“Excuse me, have you seen the sausage guy?”
“I’m sorry?”
“The sausage guy. He’s usually at this table on Wednesdays?”
“Oh, he’s in the hospital.”
“Well, shoot. Is he okay?”
“Don’t know. He probably won’t be coming back.”
“Is he that sick?”
“I suppose that’s a matter of opinion.”
“…I don’t, what–”
“The farmer’s market has ‘disinvited’ him from returning.”
“Why? His sausages were incredible.”
“I probably shouldn’t talk about it.”
“Is there any way we can start a petition, or–”
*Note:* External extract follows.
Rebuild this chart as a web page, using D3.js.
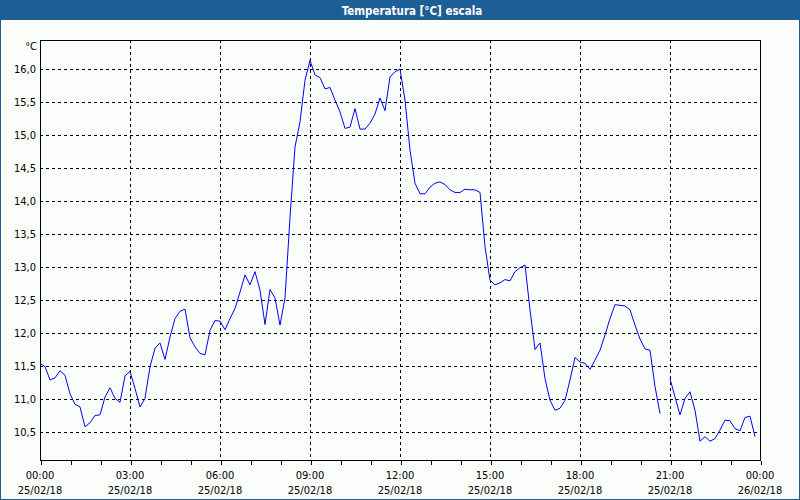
<!DOCTYPE html>
<html><head><meta charset="utf-8">
<script src="https://cdn.jsdelivr.net/npm/d3@7"></script>
<style>
html,body{margin:0;padding:0;background:#fff;}
svg{display:block;}
</style></head>
<body>
<svg id="chart" width="800" height="500"></svg>
<script>
const title = "Temperatura [°C] escala";
const unitLabel = "°C";
// 10-minute readings from 25/02/18 00:00 to 23:50 (null = missing)
const temps = [
 11.54,11.49,11.29,11.32,11.43,11.36,11.08,10.92,10.88,10.58,10.64,10.75,
 10.76,11.03,11.17,11.01,10.95,11.35,11.42,11.16,10.88,11.01,11.49,11.77,
 11.85,11.60,11.94,12.22,12.33,12.36,11.93,11.79,11.69,11.67,12.04,12.19,
 12.18,12.05,12.22,12.37,12.62,12.88,12.73,12.93,12.65,12.13,12.66,12.53,
 12.12,12.53,13.75,14.82,15.20,15.83,16.13,15.91,15.87,15.70,15.72,15.53,
 15.35,15.10,15.12,15.40,15.09,15.09,15.18,15.32,15.56,15.37,15.88,15.96,
 16.00,15.53,14.77,14.27,14.11,14.11,14.21,14.27,14.29,14.25,14.17,14.13,
 14.13,14.18,14.17,14.17,14.13,13.31,12.80,12.73,12.76,12.81,12.79,12.93,
 12.99,13.03,12.35,11.75,11.85,11.31,10.98,10.83,10.86,10.98,11.29,11.63,
 11.56,11.54,11.45,11.59,11.74,11.97,12.22,12.43,12.42,12.41,12.35,12.12,
 11.91,11.76,11.74,11.19,10.78,null,11.31,11.03,10.76,11.01,11.11,10.83,
 10.36,10.43,10.36,10.40,10.53,10.68,10.67,10.55,10.52,10.72,10.74,10.43
];
const stepMinutes = 10;
const startTime = new Date(2018, 1, 25, 0, 0);
const endTime = new Date(2018, 1, 26, 0, 0);
const yTicks = [10.5,11.0,11.5,12.0,12.5,13.0,13.5,14.0,14.5,15.0,15.5,16.0];
const yDomain = [10.076, 16.44];

const data = temps.map((v,i)=>({t:new Date(startTime.getTime()+i*stepMinutes*60000), v}));

const svg = d3.select("#chart");
const W=800,H=500;
const m={l:40,r:40,t:40,b:40};
const blue="#1d5e96";
const font="'DejaVu Sans Condensed','DejaVu Sans',sans-serif";

svg.append("rect").attr("x",0).attr("y",0).attr("width",W).attr("height",H).attr("fill","#fbfdfb");
svg.append("rect").attr("x",0).attr("y",0).attr("width",W).attr("height",20).attr("fill",blue);
svg.append("rect").attr("x",0.5).attr("y",0.5).attr("width",W-1).attr("height",H-1)
  .attr("fill","none").attr("stroke",blue).attr("stroke-width",1);
svg.append("text").attr("x",412).attr("y",14.5).attr("text-anchor","middle")
  .attr("fill","#fff").attr("font-family",font).attr("font-weight","bold").attr("font-size",11.5)
  .text(title);

const x=d3.scaleTime().domain([startTime,endTime]).range([m.l,W-m.r]);
const y=d3.scaleLinear().domain(yDomain).range([H-m.b,m.t]);

const g=svg.append("g");
// horizontal grid
g.selectAll("line.hg").data(yTicks).join("line").attr("class","hg")
  .attr("x1",m.l).attr("x2",W-m.r)
  .attr("y1",d=>Math.round(y(d))+0.5).attr("y2",d=>Math.round(y(d))+0.5)
  .attr("stroke","#000").attr("stroke-dasharray","3,3").attr("shape-rendering","crispEdges");
// vertical grid
const majorTimes=d3.timeHour.every(3).range(startTime,d3.timeMinute.offset(endTime,1));
g.selectAll("line.vg").data(majorTimes.slice(1,-1)).join("line").attr("class","vg")
  .attr("x1",d=>Math.round(x(d))+0.5).attr("x2",d=>Math.round(x(d))+0.5)
  .attr("y1",m.t).attr("y2",H-m.b)
  .attr("stroke","#000").attr("stroke-dasharray","3,3").attr("shape-rendering","crispEdges");

// frame
svg.append("rect").attr("x",m.l+0.5).attr("y",m.t+0.5).attr("width",W-m.l-m.r).attr("height",H-m.t-m.b)
  .attr("fill","none").attr("stroke","#000").attr("shape-rendering","crispEdges");

// x axis ticks (hourly)
const xAxis=d3.axisBottom(x).ticks(d3.timeHour.every(1)).tickSize(4).tickFormat("");
const xa=svg.append("g").attr("transform",`translate(0.5,${H-m.b+0.5})`).call(xAxis);
xa.select(".domain").remove();
xa.selectAll("line").attr("stroke","#000").attr("shape-rendering","crispEdges");

// x labels (two lines)
const fTime=d3.timeFormat("%H:%M"), fDate=d3.timeFormat("%d/%m/%y");
const xl=svg.append("g");
xl.selectAll("text.t").data(majorTimes).join("text").attr("class","t")
  .attr("x",d=>x(d)).attr("y",479).attr("text-anchor","middle")
  .attr("font-family",font).attr("font-size",11).attr("fill","#000").text(fTime);
xl.selectAll("text.d").data(majorTimes).join("text").attr("class","d")
  .attr("x",d=>x(d)).attr("y",494).attr("text-anchor","middle")
  .attr("font-family",font).attr("font-size",11).attr("fill","#000").text(fDate);

// y labels
const fY=v=>d3.format(".1f")(v).replace(".",",");
const yAxis=d3.axisLeft(y).tickValues(yTicks).tickSize(0).tickPadding(4).tickFormat(fY);
const ya=svg.append("g").attr("transform",`translate(${m.l},0)`).call(yAxis);
ya.select(".domain").remove();
ya.selectAll("text").attr("font-family",font).attr("font-size",11).attr("fill","#000");
svg.append("text").attr("x",37).attr("y",50).attr("text-anchor","end")
  .attr("font-family",font).attr("font-size",11).attr("fill","#000").text(unitLabel);

// line
const line=d3.line().defined(d=>d.v!=null).x(d=>x(d.t)).y(d=>y(d.v));
svg.append("path").datum(data).attr("d",line).attr("fill","none")
  .attr("stroke","#0000ff").attr("stroke-width",1);
</script>
</body></html>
“They found out he was cording, alright?”
“Cording?”
“It’s… it turns out that sausage guy had an umbilical fetish.”
“I don’t know what–”
“He was taking the sausage casings and attaching them to his belly button.”
“What? How did he–”
“Then he would hire men to… well, to provide nourishment. Through the tube.”
“Provide–”
“They found pictures.”
“I don’t understand.”
“Believe me, you’re not the only one. Anyway, it seems he thought he could actually make a real umbilical.”
“A real–”
“They found him in his bedroom with an Xacto blade, trying to pull his intestines through his belly button.”
“Oh my god.”
“He almost bled to death.”
“I… I just…”
“Yep.”
“…his sausage was so good.”
“Breaks yer heart, doesn’t it?”
This thing appeared in my head this morning. I am of the opinion that, somewhere in England, Warren Ellis is thinking about funny robots and doesn’t know why.